No, I am most certainly not saying that information only exists with conscious/intelligent systems. I think it only exists with systems that have a particular structure that can make 'sense' of such interactions. So, for instance, (and I use this simple example again), a touch receptor will react to a certain type of stimulus and 'encode' particular aspects of the interaction -- modality, duration, intensity, location. There is nothing conscious about in a touch receptor. This is very basic information, but it can be built into much more complex structures; we happen to extract what is informative in objects using many different modalities.

While everything is potentially informative, not everything that we interact with provides us with new information. The third carbon atom to the left in an orange gives us no more information than that oranges are made of lots of carbon atoms (at least for most people).

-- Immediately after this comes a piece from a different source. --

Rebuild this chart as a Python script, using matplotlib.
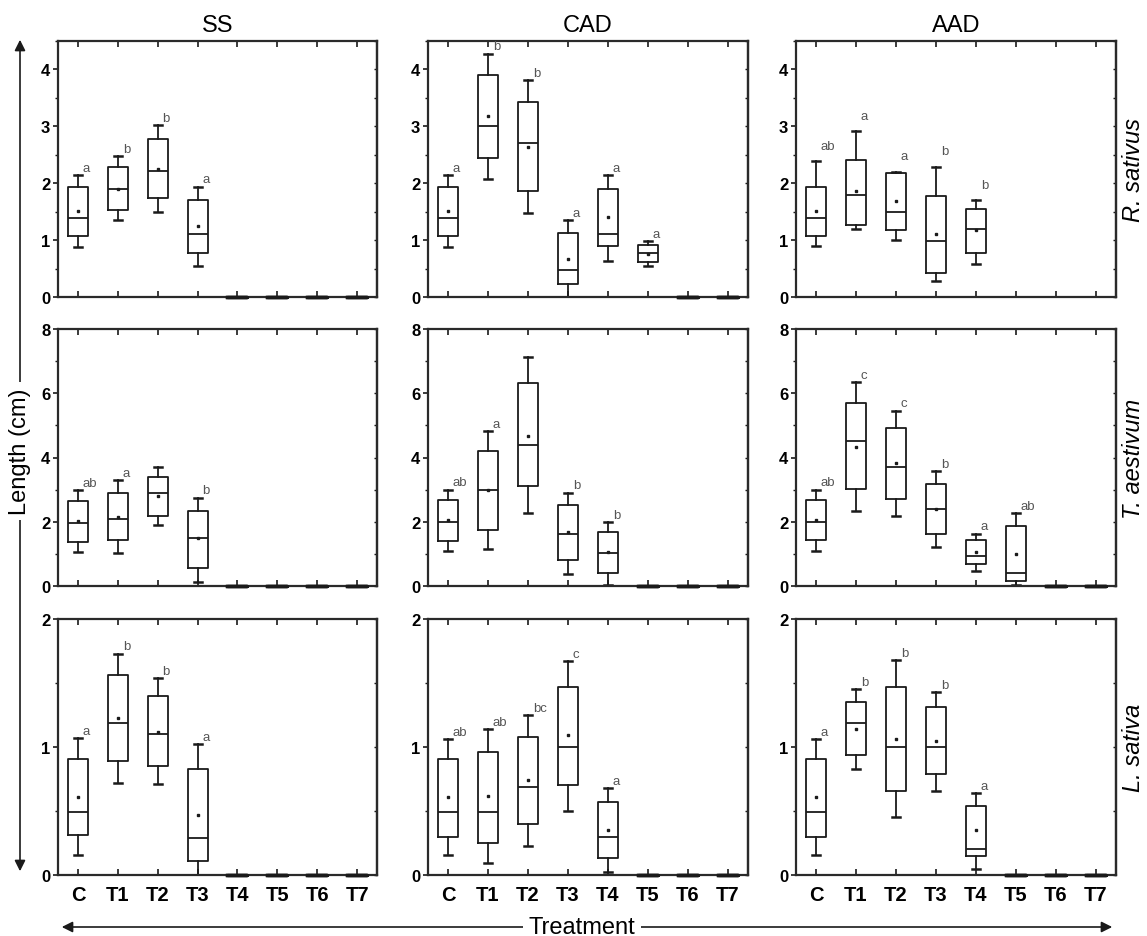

Touch is informative at its onset. If it continues forever unabating and unchanging it is not information; receptors simply cease firing in that situation.

I just don't think it makes sense to speak of a rock as information in a world of rocks. Information, at least for me, is functional.

The problem for me is you're saying that information is something that has "meaning" and is "encoded", yet does not require conscious/intelligent systems. What makes you say a touch receptor "encodes" and that that particular interaction has "meaning"? How do you define those terms?
 
The problem for me is you're saying that information is something that has "meaning" and is "encoded", yet does not require conscious/intelligent systems. What makes you say a touch receptor "encodes" and that that particular interaction has "meaning"? How do you define those terms?


This, not that. Touch receptors only respond to a certain stimulus (this) and not anything else. They also happen to 'decode' those other characteristics of a stimulus (duration, intensity, location) based on how they are 'constructed'.